Numerical simulations of the oxygen-blown coal gasification process inside a generic entrained-flow gasifier are carried out. The Eulerian–Lagrangian approach is applied to solve the Navier–Stokes equations and the particle dynamics. Seven species transport equations are solved with three heterogeneous global reactions and two homogeneous reactions. Finite rates are used for the heterogeneous solid-to-gas reactions. Both finite rate and eddy-dissipation combustion models are calculated for each homogeneous gas-to-gas reaction, and the smaller of the two rates is used. Four different devolatilization models are employed and compared. The Kobayashi model produces slower devolatilization rate than the other models. The constant rate model produces the fastest devolatilization rate. The single rate model and the chemical percolation model produce moderate and consistent devolatilization rate. Slower devolatilization rate produces higher exit gas temperature and higher CO and CO 2 mass fractions, but lower H 2 and heating value, and hence, achieves lower gasification efficiency. Combustion of volatiles is modeled with two-stage global reactions with an intermediate stage via benzene.

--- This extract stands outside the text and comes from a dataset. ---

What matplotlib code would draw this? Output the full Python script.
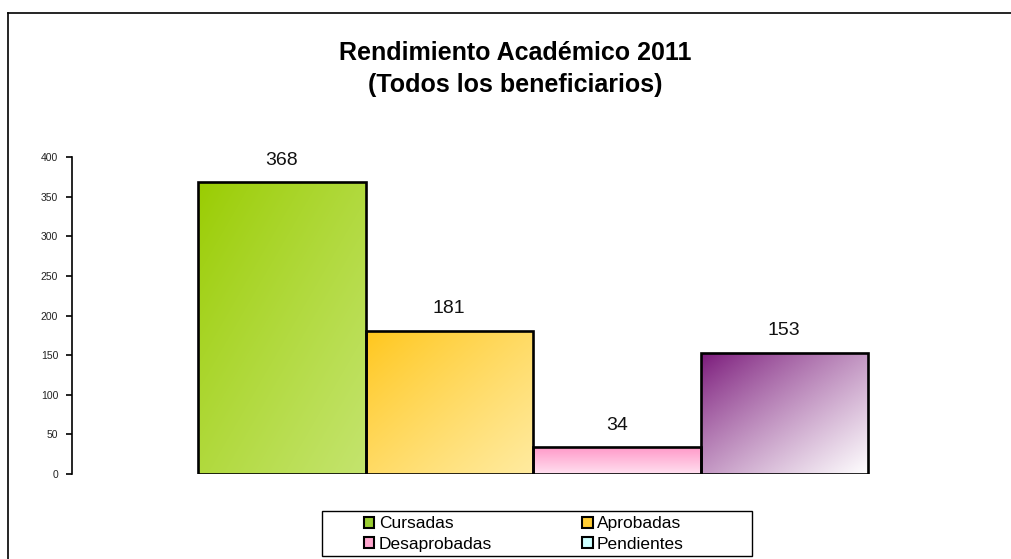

Turbulence models significantly affect the simulated results. Among five turbulence models employed, the standard k– ε and the RSM models give consistent results. The time scale for employing stochastic time tracking of particles also affects simulated result. Caution has to be exerted to select the appropriate time constant value. Smaller particles have a higher surface/volume ratio and react faster than larger particles. However, large particles possessing higher inertia could impinge on the opposing jet and change the thermal-flow filed and the reaction rates.